Answer with nothing except the number of lines that contain the word "this".

Stored data |

"""

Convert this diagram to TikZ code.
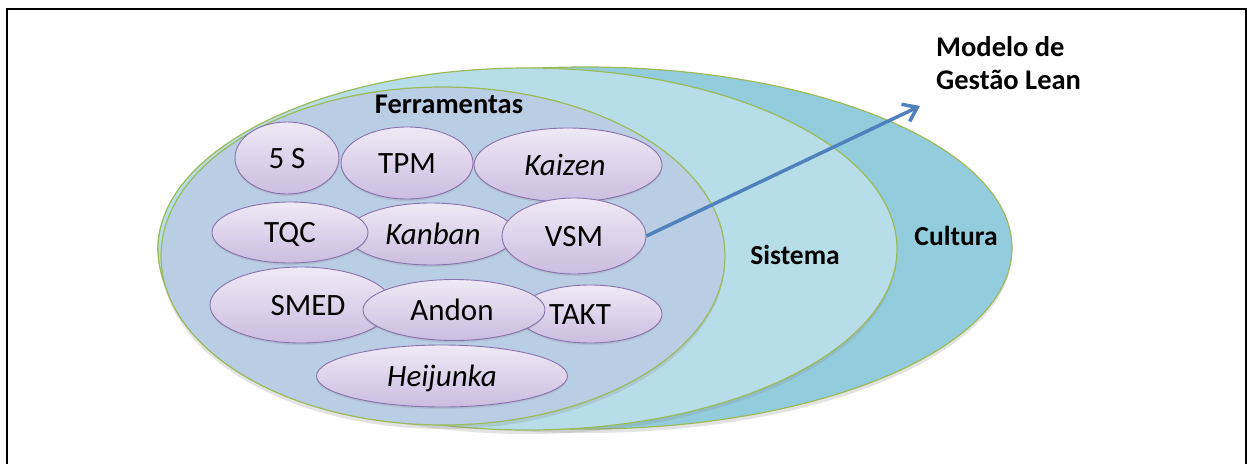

"""
"""

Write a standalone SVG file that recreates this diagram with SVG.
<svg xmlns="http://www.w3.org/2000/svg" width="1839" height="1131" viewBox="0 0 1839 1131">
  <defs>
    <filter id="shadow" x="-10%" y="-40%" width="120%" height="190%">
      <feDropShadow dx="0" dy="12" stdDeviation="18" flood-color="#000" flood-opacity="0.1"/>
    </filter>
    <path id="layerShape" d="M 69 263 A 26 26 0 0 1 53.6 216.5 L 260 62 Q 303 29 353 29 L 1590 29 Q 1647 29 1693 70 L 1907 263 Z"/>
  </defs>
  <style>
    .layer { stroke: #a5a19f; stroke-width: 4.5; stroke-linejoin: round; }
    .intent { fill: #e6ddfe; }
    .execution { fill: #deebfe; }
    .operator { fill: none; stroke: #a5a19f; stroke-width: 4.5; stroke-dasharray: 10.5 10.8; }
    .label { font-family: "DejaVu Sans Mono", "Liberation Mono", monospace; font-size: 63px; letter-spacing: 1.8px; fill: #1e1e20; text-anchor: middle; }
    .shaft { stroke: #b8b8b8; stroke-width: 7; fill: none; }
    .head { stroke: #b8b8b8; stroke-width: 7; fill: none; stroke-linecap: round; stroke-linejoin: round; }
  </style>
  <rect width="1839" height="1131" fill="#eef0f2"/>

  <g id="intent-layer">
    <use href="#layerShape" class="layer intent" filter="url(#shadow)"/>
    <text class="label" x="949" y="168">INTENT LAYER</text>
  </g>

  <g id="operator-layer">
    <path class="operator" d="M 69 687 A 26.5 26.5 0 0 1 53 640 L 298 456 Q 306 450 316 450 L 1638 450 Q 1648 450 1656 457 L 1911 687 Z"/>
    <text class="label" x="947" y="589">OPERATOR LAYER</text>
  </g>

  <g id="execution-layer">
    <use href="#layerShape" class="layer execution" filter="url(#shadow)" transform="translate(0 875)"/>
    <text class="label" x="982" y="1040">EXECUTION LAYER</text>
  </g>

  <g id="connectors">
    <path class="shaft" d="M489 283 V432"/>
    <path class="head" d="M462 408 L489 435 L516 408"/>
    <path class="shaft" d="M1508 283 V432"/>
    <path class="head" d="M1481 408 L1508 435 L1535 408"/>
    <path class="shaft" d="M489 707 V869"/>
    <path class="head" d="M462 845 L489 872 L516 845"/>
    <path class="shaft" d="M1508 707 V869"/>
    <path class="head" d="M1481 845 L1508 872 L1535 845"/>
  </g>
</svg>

"""

Correct output | 2